8 Aug 2019

Backtrack boys. Saving troubled teens with working dogs

From Nine To Noon, 10:17 am on 8 August 2019

Keeping troubled teens "alive, out of jail and to help them chase their hopes and dreams" is how Bernie Shakeshaft describes his mission.

 He's a former stockman from Armidale in New South Wales who's set up a programme since 2006 that matches at risk teenagers with wild pups to train.

 Shakeshaft's story, complete with plenty of highs and lows, is told in a new documentary called Backtrack Boys that's being shown at the New Zealand International Film Festival.

He told Kathryn Ryan he lets the kids take full responsibility of a working dog with the idea that they help each other reach their full potential.

For the documentary, the filmmaker followed a group of boys, including Rusty, Zac and Tyson, in the program for two-and-a-half years, showcasing their struggles, triumphs and mistakes.

 “When we got [Rusty] he came from way out west, was living in a burnt out stolen car. He spent as much time on the streets as he has sleeping in a bed so there are a lot of things to unpack – he lost his mum when he was very young, giving birth to Rusty, that stuff was never kind of addressed,” Shakeshaft says.

“[The boys] can't read and write, have hardly been to school. They’re like wild little wolf pups.

“And the things they learned to survive on the street are the things we're trying to take out of them. It just takes us years, you know, the trust stuff is very difficult.”

Prior to joining the program, some of the kids were getting in trouble all the time with the authorities, and some as young as 10 years old end up going to jail too, Shakeshaft says.

“We've got a bit of a crisis in our country, where in 2014, they estimated that one in five kids of high school age, so under the age of 17, don't go to school, don't have a job, don't get any kind of training,” he says.

“The director of education says the kids that we're working with are the 5 percent of kids in Australia that you just don't worry about - they're going to die early, and they're going to go to jail - to me that’s unacceptable.

“[The film] gives you a really good look at why we have to hang in, you know, if we'd have given up on Tyson the first time he went to jail, he'd be headed for adult jail by now.”

 Now they’re getting the kids to train up the dogs and compete in contests, like high jumping or dock diving - to keep them away from making trouble during the weekends, form bonds and develop life skills.

“When we started looking, and it didn't take us long, when are they in trouble? It was Friday and Saturday nights,” Shakeshaft says.

The first show they attended went well, they won an event, so they decided to compete regularly, he says.

“I think in that first year, we did 35 weekends, and not one of those kids ended up back in court.

“We've been taking kids on the road for a long time. We've never had a spare seat, now we compete all over the countryside with our team of 30 dogs.”

Dock diving is a specialty for one of the dogs and kids in Backtrack.

“They run off a platform, like off the back of a truck, and it's how far the dog can jump in the air before he hits the swimming pool,” Shakeshaft says.

“We've got a dog in the top six in the world there at the moment.

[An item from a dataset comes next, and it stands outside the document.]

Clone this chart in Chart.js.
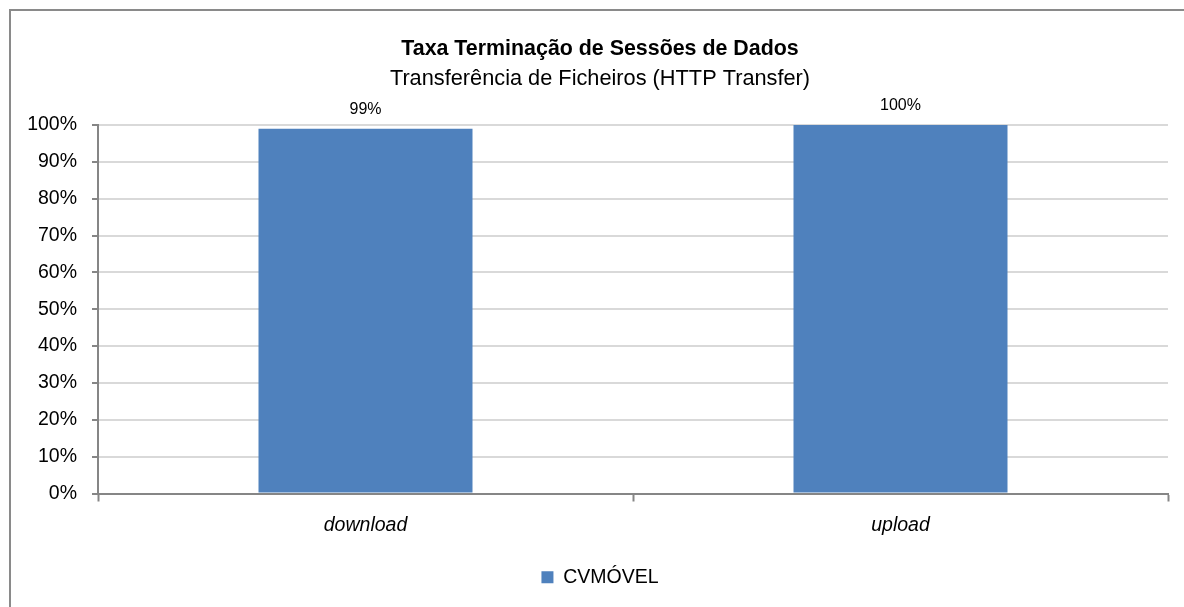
<!DOCTYPE html>
<html>
<head>
<meta charset="utf-8">
<script src="https://cdn.jsdelivr.net/npm/chart.js@4/dist/chart.umd.min.js"></script>
<style>
  body { margin: 0; background: #fff; overflow: hidden; }
  #frame { position: absolute; left: 9px; top: 9px; width: 1300px; height: 700px; border: 2px solid #8a8a8a; }
  #wrap { position: absolute; left: 0; top: 0; width: 1184px; height: 607px; }
</style>
</head>
<body>
<div id="frame"></div>
<div id="wrap"><canvas id="bar-chart"></canvas></div>
<script>
var categorias = ["download", "upload"];
var valores = [99, 100];
var serie = "CVMÓVEL";
var titulo = "Taxa Terminação de Sessões de Dados";
var subtitulo = "Transferência de Ficheiros (HTTP Transfer)";

// etiquetas em cima das barras
var rotulos = {
    id: 'rotulos',
    afterDatasetsDraw: function(chart) {
        var ctx = chart.ctx;
        var meta = chart.getDatasetMeta(0);
        ctx.save();
        ctx.font = '16px "Liberation Sans", Arial, sans-serif';
        ctx.fillStyle = '#000';
        ctx.textAlign = 'center';
        ctx.textBaseline = 'bottom';
        meta.data.forEach(function(bar, i) {
            ctx.fillText(valores[i] + '%', bar.x, bar.y - 11);
        });
        ctx.restore();
    }
};

Chart.defaults.font.family = '"Liberation Sans", Arial, sans-serif';
Chart.defaults.color = '#000';

var ctx = document.getElementById("bar-chart");
var chartGraph = new Chart(ctx, {
    type: 'bar',
    data: {
        labels: categorias,
        datasets: [{
            label: serie,
            data: valores,
            backgroundColor: '#4F81BD',
            barPercentage: 0.4,
            categoryPercentage: 1
        }]
    },
    options: {
        responsive: true,
        maintainAspectRatio: false,
        animation: false,
        // padding direita negativa: o titulo fica centrado na moldura
        layout: { padding: { top: 10, right: -16, left: 0, bottom: 10 } },
        scales: {
            x: {
                afterFit: function(scale) { scale.height = 64; },
                grid: { offset: true, drawOnChartArea: false, tickLength: 8, tickColor: '#868686', tickWidth: 2 },
                border: { color: '#868686', width: 2 },
                ticks: { font: { size: 19.5, style: 'italic' }, padding: 12 }
            },
            y: {
                min: 0,
                max: 100,
                afterFit: function(scale) { scale.width = 98; },
                grid: { color: '#d9d9d9', lineWidth: 2, tickLength: 6, tickColor: '#868686' },
                border: { color: '#868686', width: 2 },
                ticks: {
                    stepSize: 10,
                    padding: 15,
                    font: { size: 19.5 },
                    callback: function(value) { return value + '%'; }
                }
            },
            // eixo vazio so para reservar a margem direita
            margem: {
                type: 'linear',
                position: 'right',
                afterFit: function(scale) { scale.width = 32; },
                grid: { display: false },
                border: { display: false },
                ticks: { display: false }
            }
        },
        plugins: {
            title: {
                display: true,
                text: titulo,
                font: { size: 21.4, weight: 'bold' },
                padding: { top: 26.7, bottom: 0 }
            },
            subtitle: {
                display: true,
                text: subtitulo,
                font: { size: 21.75 },
                color: '#000',
                padding: { top: 4, bottom: 32.5 }
            },
            legend: {
                position: 'bottom',
                labels: { boxWidth: 12, boxHeight: 12, font: { size: 19.5 }, padding: 10 }
            },
            tooltip: { enabled: false }
        }
    },
    plugins: [rotulos]
});
</script>
</body>
</html>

One of our young fellows has just got back from competing over in the US in the dock [diving competition].”

 He says the dog training is effective because the kids can get along with their animal partners without discrimination.

 “It's why it works, it's a clean slate when a kid comes through. The dog doesn't ask him ‘can you read or write?’ or has he been to jail, doesn't care what colour his skin is, it’s a fresh start. And so we start that day with the kid … [saying] the way you treat that dog will be the way he treats you.”

 And to pair them up well, Shakeshaft says there’s an interesting method they use.

 “First thing we do is just let a pack of dogs go. It's a really interesting thing, but the personality of the dog will match the personality of the kid, hands down, every time, it's a crazy thing to see.

“We learned so much about those kids in the first two minutes, just by letting a pack of dogs go. It's quite an amazing thing to see.”

At the end of the program, the kids leave with something gained more than just certificates and accolades, Shakeshift says.

“If you asked those kids, what backtrack is to them, most of them will say family, and I guess that's what it is. If they come from broken families where a family just either doesn't exist anymore or it's so dysfunctional that they can't get a kid to school, that's what we create.

 “I guess we're like uncles and aunties to all those young people, and we just hang in for the long haul.

 “With all the kids we've had over 13 years, and we're working with the most violent kids in our community, I think I've only ever seen two punches thrown down the shed. To me, that's when I [say] we're tracking them in the right direction here.”

 In addition to the dog training, the Backtrack Boys also have a full-time teacher and go to school for a couple of days during the week, they get to learn practical skills, from welding, to cutting firewood, fencing and more. Some of the kids have already gone on to get jobs, traineeships, apprenticeships and casual employment, Shakeshaft says.

 But it’s not always going to be a fairy-tale ending that everyone would hope for.

 “We see in the documentary, Zac made a mistake, he ended up [in jail] so once you’re 18 you go into the boys call it the ‘big house’, adult prison. And I think that was just a tragedy that unfolded.”